* begin *
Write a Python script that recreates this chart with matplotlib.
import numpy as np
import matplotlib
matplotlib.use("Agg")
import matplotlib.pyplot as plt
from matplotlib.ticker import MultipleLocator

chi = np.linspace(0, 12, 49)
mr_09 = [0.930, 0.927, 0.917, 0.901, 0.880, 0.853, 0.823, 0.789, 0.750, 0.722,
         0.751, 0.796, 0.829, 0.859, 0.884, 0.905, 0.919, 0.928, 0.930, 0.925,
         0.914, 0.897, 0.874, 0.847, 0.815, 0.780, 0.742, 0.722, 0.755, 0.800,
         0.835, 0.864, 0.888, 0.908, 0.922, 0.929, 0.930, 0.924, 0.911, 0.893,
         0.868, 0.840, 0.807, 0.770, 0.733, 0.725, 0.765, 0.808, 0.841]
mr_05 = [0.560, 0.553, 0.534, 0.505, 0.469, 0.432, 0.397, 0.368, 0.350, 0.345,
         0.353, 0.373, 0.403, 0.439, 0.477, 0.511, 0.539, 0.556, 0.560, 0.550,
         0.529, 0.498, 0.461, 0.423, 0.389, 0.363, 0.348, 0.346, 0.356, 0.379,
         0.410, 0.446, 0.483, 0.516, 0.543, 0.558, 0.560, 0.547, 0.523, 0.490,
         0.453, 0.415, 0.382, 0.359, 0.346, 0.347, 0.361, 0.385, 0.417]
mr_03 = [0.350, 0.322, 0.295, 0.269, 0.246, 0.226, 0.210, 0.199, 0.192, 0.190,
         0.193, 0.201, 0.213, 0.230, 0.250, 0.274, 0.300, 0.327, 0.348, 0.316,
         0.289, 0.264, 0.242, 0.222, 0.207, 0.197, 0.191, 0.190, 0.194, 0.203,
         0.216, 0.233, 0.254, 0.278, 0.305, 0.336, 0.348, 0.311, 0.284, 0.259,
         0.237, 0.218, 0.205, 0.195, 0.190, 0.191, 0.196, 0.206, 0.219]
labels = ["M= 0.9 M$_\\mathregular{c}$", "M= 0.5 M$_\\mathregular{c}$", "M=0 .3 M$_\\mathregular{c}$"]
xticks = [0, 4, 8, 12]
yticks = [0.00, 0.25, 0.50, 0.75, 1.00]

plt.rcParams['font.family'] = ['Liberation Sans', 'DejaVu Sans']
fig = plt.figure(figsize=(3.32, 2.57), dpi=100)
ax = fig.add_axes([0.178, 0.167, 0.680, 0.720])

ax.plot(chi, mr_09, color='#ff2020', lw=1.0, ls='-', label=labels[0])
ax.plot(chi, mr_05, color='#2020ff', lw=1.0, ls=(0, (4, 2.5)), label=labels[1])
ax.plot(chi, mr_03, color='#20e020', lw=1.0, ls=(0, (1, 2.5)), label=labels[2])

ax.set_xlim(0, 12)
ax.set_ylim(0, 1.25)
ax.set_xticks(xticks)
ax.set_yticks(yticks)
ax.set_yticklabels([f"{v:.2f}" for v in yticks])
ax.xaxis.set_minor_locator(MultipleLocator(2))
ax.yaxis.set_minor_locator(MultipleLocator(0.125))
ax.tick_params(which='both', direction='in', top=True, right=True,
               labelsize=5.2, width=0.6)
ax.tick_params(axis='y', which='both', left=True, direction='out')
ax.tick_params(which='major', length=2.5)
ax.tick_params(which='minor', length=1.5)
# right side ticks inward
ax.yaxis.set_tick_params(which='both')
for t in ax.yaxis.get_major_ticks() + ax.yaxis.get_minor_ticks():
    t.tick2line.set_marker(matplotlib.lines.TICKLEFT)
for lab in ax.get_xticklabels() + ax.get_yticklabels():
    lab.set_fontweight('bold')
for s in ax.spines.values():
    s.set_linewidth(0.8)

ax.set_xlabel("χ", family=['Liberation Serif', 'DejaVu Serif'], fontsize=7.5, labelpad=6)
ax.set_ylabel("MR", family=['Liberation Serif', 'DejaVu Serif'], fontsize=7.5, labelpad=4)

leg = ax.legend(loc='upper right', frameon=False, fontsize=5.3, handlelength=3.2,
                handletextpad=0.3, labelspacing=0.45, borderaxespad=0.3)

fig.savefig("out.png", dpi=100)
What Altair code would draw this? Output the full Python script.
* end *
• **Work to complete**: Each of the records should be retyped exactly.

• **Final result**:
Write a Python script that recreates this chart with matplotlib.
import numpy as np
import matplotlib
matplotlib.use("Agg")
import matplotlib.pyplot as plt
from matplotlib.ticker import MultipleLocator

chi = np.linspace(0, 12, 49)
mr_09 = [0.930, 0.927, 0.917, 0.901, 0.880, 0.853, 0.823, 0.789, 0.750, 0.722,
         0.751, 0.796, 0.829, 0.859, 0.884, 0.905, 0.919, 0.928, 0.930, 0.925,
         0.914, 0.897, 0.874, 0.847, 0.815, 0.780, 0.742, 0.722, 0.755, 0.800,
         0.835, 0.864, 0.888, 0.908, 0.922, 0.929, 0.930, 0.924, 0.911, 0.893,
         0.868, 0.840, 0.807, 0.770, 0.733, 0.725, 0.765, 0.808, 0.841]
mr_05 = [0.560, 0.553, 0.534, 0.505, 0.469, 0.432, 0.397, 0.368, 0.350, 0.345,
         0.353, 0.373, 0.403, 0.439, 0.477, 0.511, 0.539, 0.556, 0.560, 0.550,
         0.529, 0.498, 0.461, 0.423, 0.389, 0.363, 0.348, 0.346, 0.356, 0.379,
         0.410, 0.446, 0.483, 0.516, 0.543, 0.558, 0.560, 0.547, 0.523, 0.490,
         0.453, 0.415, 0.382, 0.359, 0.346, 0.347, 0.361, 0.385, 0.417]
mr_03 = [0.350, 0.322, 0.295, 0.269, 0.246, 0.226, 0.210, 0.199, 0.192, 0.190,
         0.193, 0.201, 0.213, 0.230, 0.250, 0.274, 0.300, 0.327, 0.348, 0.316,
         0.289, 0.264, 0.242, 0.222, 0.207, 0.197, 0.191, 0.190, 0.194, 0.203,
         0.216, 0.233, 0.254, 0.278, 0.305, 0.336, 0.348, 0.311, 0.284, 0.259,
         0.237, 0.218, 0.205, 0.195, 0.190, 0.191, 0.196, 0.206, 0.219]
labels = ["M= 0.9 M$_\\mathregular{c}$", "M= 0.5 M$_\\mathregular{c}$", "M=0 .3 M$_\\mathregular{c}$"]
xticks = [0, 4, 8, 12]
yticks = [0.00, 0.25, 0.50, 0.75, 1.00]

plt.rcParams['font.family'] = ['Liberation Sans', 'DejaVu Sans']
fig = plt.figure(figsize=(3.32, 2.57), dpi=100)
ax = fig.add_axes([0.178, 0.167, 0.680, 0.720])

ax.plot(chi, mr_09, color='#ff2020', lw=1.0, ls='-', label=labels[0])
ax.plot(chi, mr_05, color='#2020ff', lw=1.0, ls=(0, (4, 2.5)), label=labels[1])
ax.plot(chi, mr_03, color='#20e020', lw=1.0, ls=(0, (1, 2.5)), label=labels[2])

ax.set_xlim(0, 12)
ax.set_ylim(0, 1.25)
ax.set_xticks(xticks)
ax.set_yticks(yticks)
ax.set_yticklabels([f"{v:.2f}" for v in yticks])
ax.xaxis.set_minor_locator(MultipleLocator(2))
ax.yaxis.set_minor_locator(MultipleLocator(0.125))
ax.tick_params(which='both', direction='in', top=True, right=True,
               labelsize=5.2, width=0.6)
ax.tick_params(axis='y', which='both', left=True, direction='out')
ax.tick_params(which='major', length=2.5)
ax.tick_params(which='minor', length=1.5)
# right side ticks inward
ax.yaxis.set_tick_params(which='both')
for t in ax.yaxis.get_major_ticks() + ax.yaxis.get_minor_ticks():
    t.tick2line.set_marker(matplotlib.lines.TICKLEFT)
for lab in ax.get_xticklabels() + ax.get_yticklabels():
    lab.set_fontweight('bold')
for s in ax.spines.values():
    s.set_linewidth(0.8)

ax.set_xlabel("χ", family=['Liberation Serif', 'DejaVu Serif'], fontsize=7.5, labelpad=6)
ax.set_ylabel("MR", family=['Liberation Serif', 'DejaVu Serif'], fontsize=7.5, labelpad=4)

leg = ax.legend(loc='upper right', frameon=False, fontsize=5.3, handlelength=3.2,
                handletextpad=0.3, labelspacing=0.45, borderaxespad=0.3)

fig.savefig("out.png", dpi=100)
What Altair code would draw this? Output the full Python script.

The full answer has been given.